The poem’s central move is to treat Woodstock Park as a kind of power station: a physical site that gathers and transmits different kinds of sovereignty. The speaker begins with the modest phrase a little rustic hermitage, but immediately populates that humility with outsized presence—Alfred the Saxon King and Geoffrey Chaucer. The park becomes a shrine where public greatness briefly takes off its crown and does quieter work: Alfred Postponed the cares to translate, and Chaucer in ripe old age writes. In other words, the place is valued less for scenery than for what it enabled: attention, retreat, and the making of durable words.

Alfred’s withdrawal: power learning to kneel

Alfred’s act is striking because it is explicitly a postponement of king-craft—the daily technique of ruling—in order to translate The Consolations of a Roman sage. That detail matters: translation is not conquest; it’s service, mediation, a way of carrying another mind across time and language. The poem quietly suggests that Alfred’s greatness is not only military or administrative but intellectual and moral: he is a king who chooses to be a student. Yet there’s a tension tucked inside this reverence. If a king must retreat to philosophy for consolation, then rule is not simply glorious; it is heavy enough to require comfort.

Chaucer’s supremacy—and the poem’s friendly threat

Chaucer enters as a different kind of monarch, crowned by craft rather than blood. The speaker calls the Tales unrivalled, then sharpens the praise into a warning: anyone whose venturous hand tries to imitate will be Vanquished and end on an unfinished page. The admiration here is almost combative; Chaucer’s achievement is imagined as a battlefield that defeats later writers. That mix of celebration and intimidation reveals the poem’s real stakes: literary greatness is not merely inherited or granted; it is earned in a way that makes successors anxious. The park holds not only inspiration but also a standard that can crush.

The turn: two realms, two divine rights

The poem’s main turn arrives with Two kings were they. Suddenly the historical anecdotes harden into an argument about authority. Alfred rules in the realm of Truth, Chaucer in the realm of Fiction and of Song, and both are said to rule by right divine. That phrase is deliberately provocative. In politics, divine right excuses inherited power; in art, it can name a kind of vocation—talent that feels bestowed, not elected. Longfellow holds these meanings together, and the friction between them energizes the poem: is Chaucer’s supremacy as unquestionable as a monarch’s, or is the poem borrowing a dangerous political idea to flatter poetry?

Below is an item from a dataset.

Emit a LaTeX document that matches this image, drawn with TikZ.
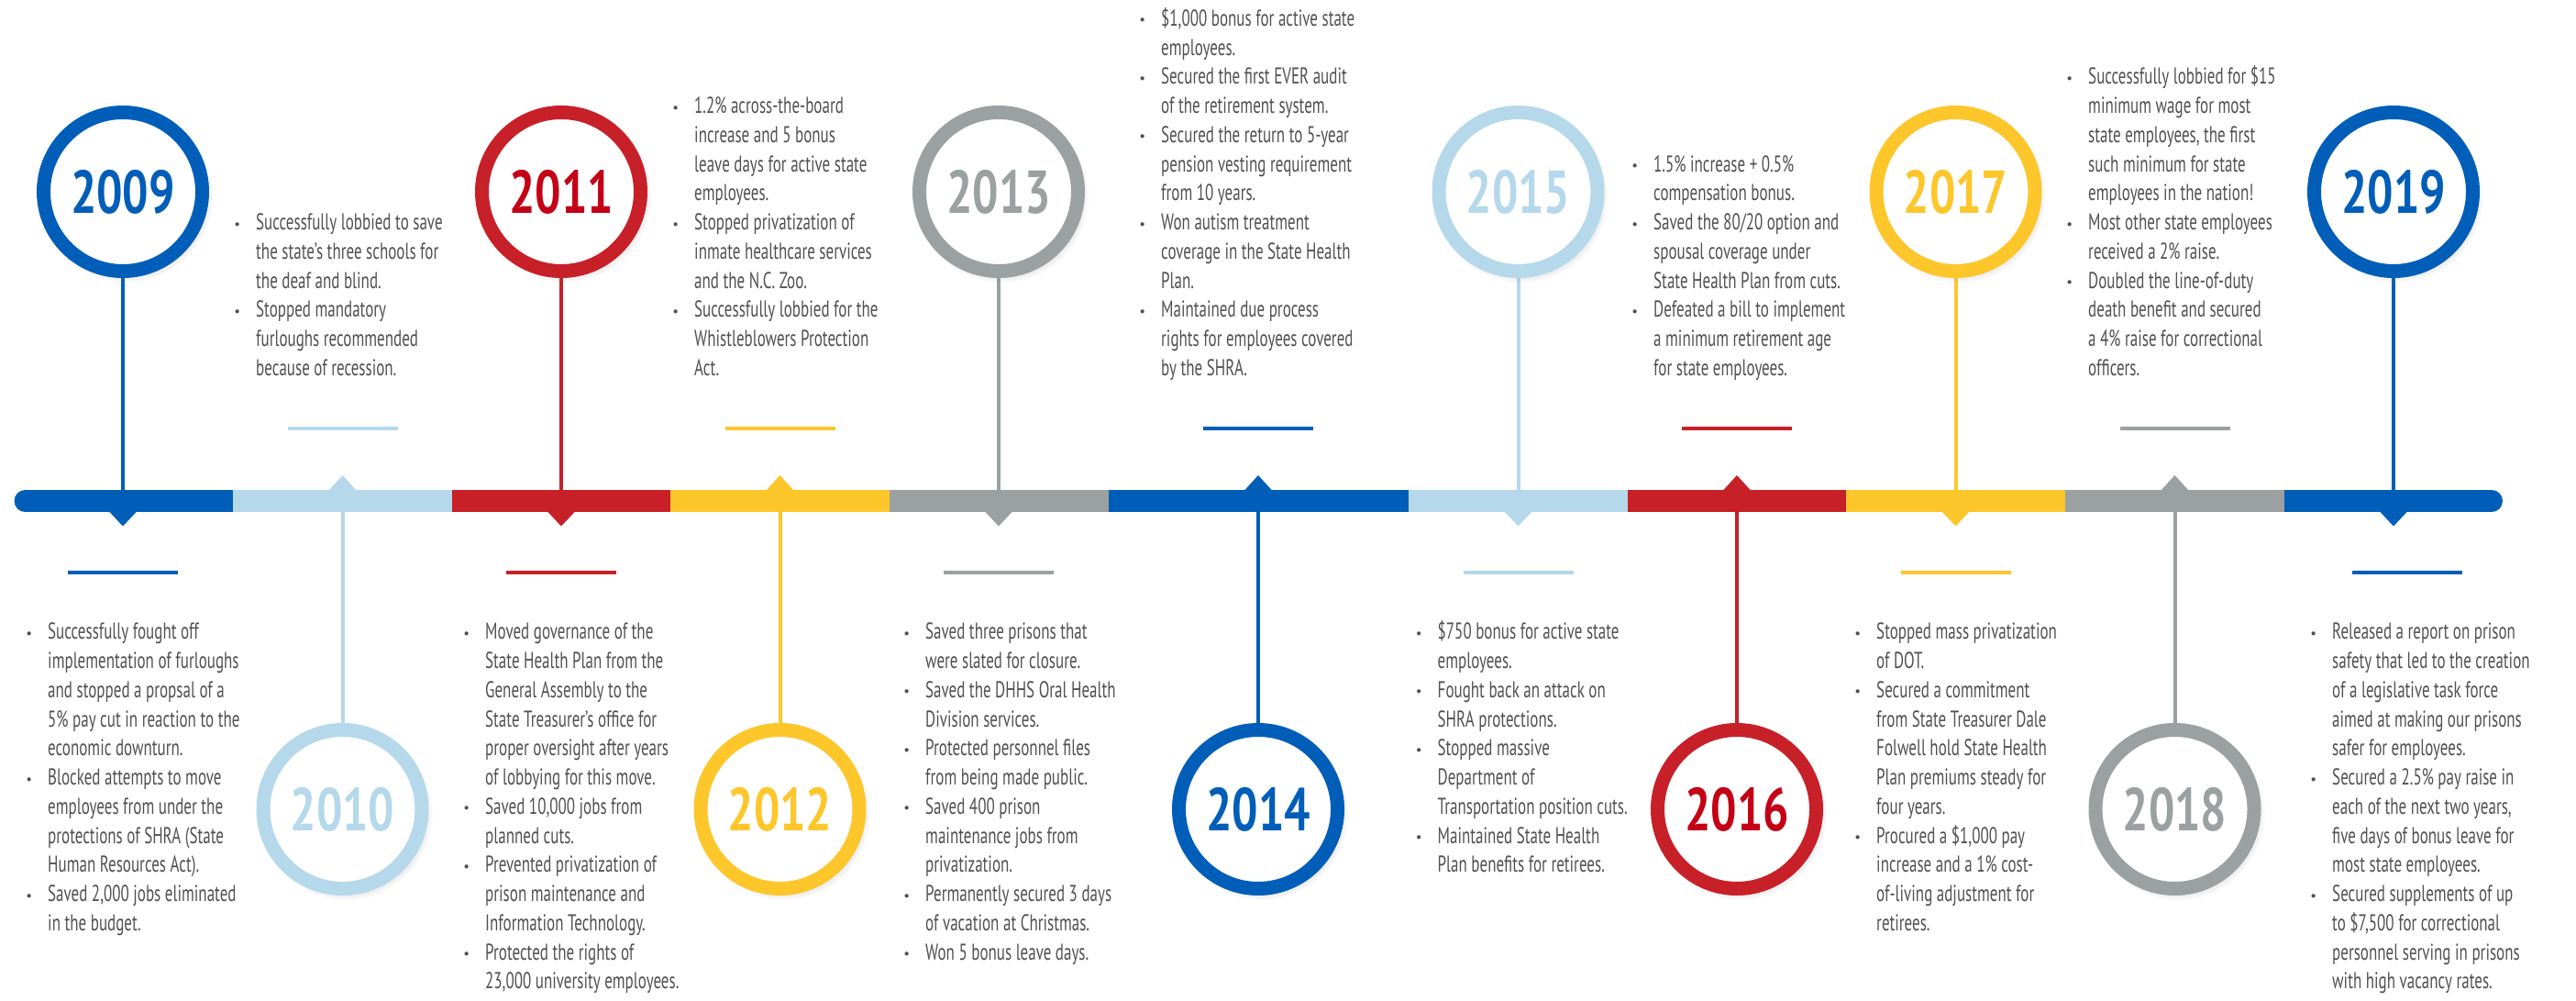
\documentclass[tikz,border=0pt]{standalone}
\usepackage{fontspec}
\setmainfont{PT Sans}[FakeStretch=0.68]
\newfontfamily\yearfont{PT Sans}[FakeStretch=0.76]
\newfontfamily\plainfont{PT Sans}
\usetikzlibrary{shadows}
\definecolor{cDB}{RGB}{0,94,184}
\definecolor{cLB}{RGB}{181,216,235}
\definecolor{cRD}{RGB}{200,32,40}
\definecolor{cRT}{RGB}{196,0,22}
\definecolor{cYL}{RGB}{253,198,43}
\definecolor{cGR}{RGB}{155,161,161}
\definecolor{cTX}{RGB}{80,80,82}
\newcommand\bodyfont{\fontsize{25}{31.75}\selectfont}
\newcommand\bi{\strut\llap{\raisebox{1.5pt}{\plainfont\fontsize{15}{15}\selectfont\textbullet}\hspace{17pt}}}
\newcommand\li{\strut}
\pgfdeclarelayer{bg}
\pgfsetlayers{bg,main}
\begin{document}
\begin{tikzpicture}[x=1pt,y=-1pt,
  ring/.style={circle, minimum size=173pt, inner sep=0pt, line width=15pt, fill=white,
    font=\yearfont\bfseries\fontsize{66}{66}\selectfont,
    circular drop shadow={shadow scale=1.1, shadow xshift=3pt, shadow yshift=-4pt, opacity=0.3}},
  stem/.style={line width=4pt},
  dashmark/.style={line width=4pt},
  txt/.style={align=left, inner sep=0pt, text=cTX, font=\bodyfont}]
\useasboundingbox (0,0) rectangle (2809,1090);
% timeline bar
\fill[cDB] (27.5,534) rectangle (254,558);
\fill[cDB] (27.5,546) circle (12);
\fill[cLB] (254,534) rectangle (493,558);
\fill[cRD] (493,534) rectangle (731,558);
\fill[cYL] (731,534) rectangle (970,558);
\fill[cGR] (970,534) rectangle (1208.5,558);
\fill[cDB] (1208.5,534) rectangle (1536,558);
\fill[cLB] (1536,534) rectangle (1775,558);
\fill[cRD] (1775,534) rectangle (2013,558);
\fill[cYL] (2013,534) rectangle (2252,558);
\fill[cGR] (2252,534) rectangle (2491,558);
\fill[cDB] (2491,534) rectangle (2717,558);
\fill[cDB] (2717,546) circle (12);
% years above the bar
\foreach \yr/\x/\c/\t/\dx in {2009/134/cDB/cDB/0, 2011/612/cRD/cRT/0, 2013/1089/cGR/cGR/0,
  2015/1655.5/cLB/cLB/0, 2017/2132.5/cYL/cYL/0, 2019/2610/cDB/cDB/15}{
  \node[ring, draw=\c, text=\t] (y\yr) at (\x,209) {\yr};
  \coordinate (b\yr) at (\x,534);
  \begin{pgfonlayer}{bg}
    \draw[stem, \c] (y\yr) -- (b\yr);
  \end{pgfonlayer}
  \fill[\c] (\x-15.5,557) -- (\x+15.5,557) -- (\x,573.5) -- cycle;
  \draw[dashmark, \c] (\x+\dx-60,623.5) -- (\x+\dx+60,623.5);
}
% years below the bar
\foreach \yr/\x/\c/\t in {2010/373.5/cLB/cLB, 2012/850.5/cYL/cYL, 2014/1372/cDB/cDB,
  2016/1894/cRD/cRT, 2018/2371.5/cGR/cGR}{
  \node[ring, draw=\c, text=\t] (y\yr) at (\x,882) {\yr};
  \coordinate (b\yr) at (\x,558);
  \begin{pgfonlayer}{bg}
    \draw[stem, \c] (y\yr) -- (b\yr);
  \end{pgfonlayer}
  \fill[\c] (\x-15.5,535) -- (\x+15.5,535) -- (\x,518) -- cycle;
  \draw[dashmark, \c] (\x-60,467) -- (\x+60,467);
}
% texts above
\node[txt, anchor=south west] (t2010) at (279,419.2) {\bi Successfully lobbied to save
\\\li the state’s three schools for
\\\li the deaf and blind.
\\\bi Stopped mandatory
\\\li furloughs recommended
\\\li because of recession.};
\node[txt, anchor=south west] (t2012) at (757,419.2) {\bi 1.2\% across-the-board
\\\li increase and 5 bonus
\\\li leave days for active state
\\\li employees.
\\\bi Stopped privatization of
\\\li inmate healthcare services
\\\li and the N.C. Zoo.
\\\bi Successfully lobbied for the
\\\li Whistleblowers Protection
\\\li Act.};
\node[txt, anchor=south west] (t2014) at (1266,419.2) {\bi \$1,000 bonus for active state
\\\li employees.
\\\bi Secured the first EVER audit
\\\li of the retirement system.
\\\bi Secured the return to 5-year
\\\li pension vesting requirement
\\\li from 10 years.
\\\bi Won autism treatment
\\\li coverage in the State Health
\\\li Plan.
\\\bi Maintained due process
\\\li rights for employees covered
\\\li by the SHRA.};
\node[txt, anchor=south west] (t2016) at (1803,419.2) {\bi 1.5\% increase + 0.5\%
\\\li compensation bonus.
\\\bi Saved the 80/20 option and
\\\li spousal coverage under
\\\li State Health Plan from cuts.
\\\bi Defeated a bill to implement
\\\li a minimum retirement age
\\\li for state employees.};
\node[txt, anchor=south west] (t2018) at (2277,419.2) {\bi Successfully lobbied for \$15
\\\li minimum wage for most
\\\li state employees, the first
\\\li such minimum for state
\\\li employees in the nation!
\\\bi Most other state employees
\\\li received a 2\% raise.
\\\bi Doubled the line-of-duty
\\\li death benefit and secured
\\\li a 4\% raise for correctional
\\\li officers.};
% texts below
\node[txt, anchor=north west] (t2009) at (52,674.5) {\bi Successfully fought off
\\\li implementation of furloughs
\\\li and stopped a propsal of a
\\\li 5\% pay cut in reaction to the
\\\li economic downturn.
\\\bi Blocked attempts to move
\\\li employees from under the
\\\li protections of SHRA (State
\\\li Human Resources Act).
\\\bi Saved 2,000 jobs eliminated
\\\li in the budget.};
\node[txt, anchor=north west] (t2011) at (529,674.5) {\bi Moved governance of the
\\\li State Health Plan from the
\\\li General Assembly to the
\\\li State Treasurer’s office for
\\\li proper oversight after years
\\\li of lobbying for this move.
\\\bi Saved 10,000 jobs from
\\\li planned cuts.
\\\bi Prevented privatization of
\\\li prison maintenance and
\\\li Information Technology.
\\\bi Protected the rights of
\\\li 23,000 university employees.};
\node[txt, anchor=north west] (t2013) at (1009,674.5) {\bi Saved three prisons that
\\\li were slated for closure.
\\\bi Saved the DHHS Oral Health
\\\li Division services.
\\\bi Protected personnel files
\\\li from being made public.
\\\bi Saved 400 prison
\\\li maintenance jobs from
\\\li privatization.
\\\bi Permanently secured 3 days
\\\li of vacation at Christmas.
\\\bi Won 5 bonus leave days.};
\node[txt, anchor=north west] (t2015) at (1567.5,674.5) {\bi \$750 bonus for active state
\\\li employees.
\\\bi Fought back an attack on
\\\li SHRA protections.
\\\bi Stopped massive
\\\li Department of
\\\li Transportation position cuts.
\\\bi Maintained State Health
\\\li Plan benefits for retirees.};
\node[txt, anchor=north west] (t2017) at (2046,674.5) {\bi Stopped mass privatization
\\\li of DOT.
\\\bi Secured a commitment
\\\li from State Treasurer Dale
\\\li Folwell hold State Health
\\\li Plan premiums steady for
\\\li four years.
\\\bi Procured a \$1,000 pay
\\\li increase and a 1\% cost-
\\\li of-living adjustment for
\\\li retirees.};
\node[txt, anchor=north west] (t2019) at (2543,674.5) {\bi Released a report on prison
\\\li safety that led to the creation
\\\li of a legislative task force
\\\li aimed at making our prisons
\\\li safer for employees.
\\\bi Secured a 2.5\% pay raise in
\\\li each of the next two years,
\\\li five days of bonus leave for
\\\li most state employees.
\\\bi Secured supplements of up
\\\li to \$7,500 for correctional
\\\li personnel serving in prisons
\\\li with high vacancy rates.};
\end{tikzpicture}
\end{document}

Inheritance as a problem, not a promise

The closing question—What prince hereditary—turns the poem toward the future and, at the same time, makes the future uncertain. The speaker imagines someone Uprising in the flush of youth who will inherit and prolong this glory. But the very phrasing exposes a contradiction: Alfred’s line of kings can be inherited by blood, yet Chaucer’s line can’t be secured that way. The poem wants an heir who will be both: young, strong, and legitimately connected to these predecessors. Still, the final punctuation refuses to grant that wish. The park may remember greatness, but it cannot manufacture the next one.

A sharper question hidden inside the last one

If Chaucer truly rules supreme and imitators are Vanquished, then what would it even mean to prolong his glory—repeat it, or surpass it? The poem’s longing for a prince sounds confident, yet it may be asking for the impossible: a successor who can honor the old kingdom without being defeated by it.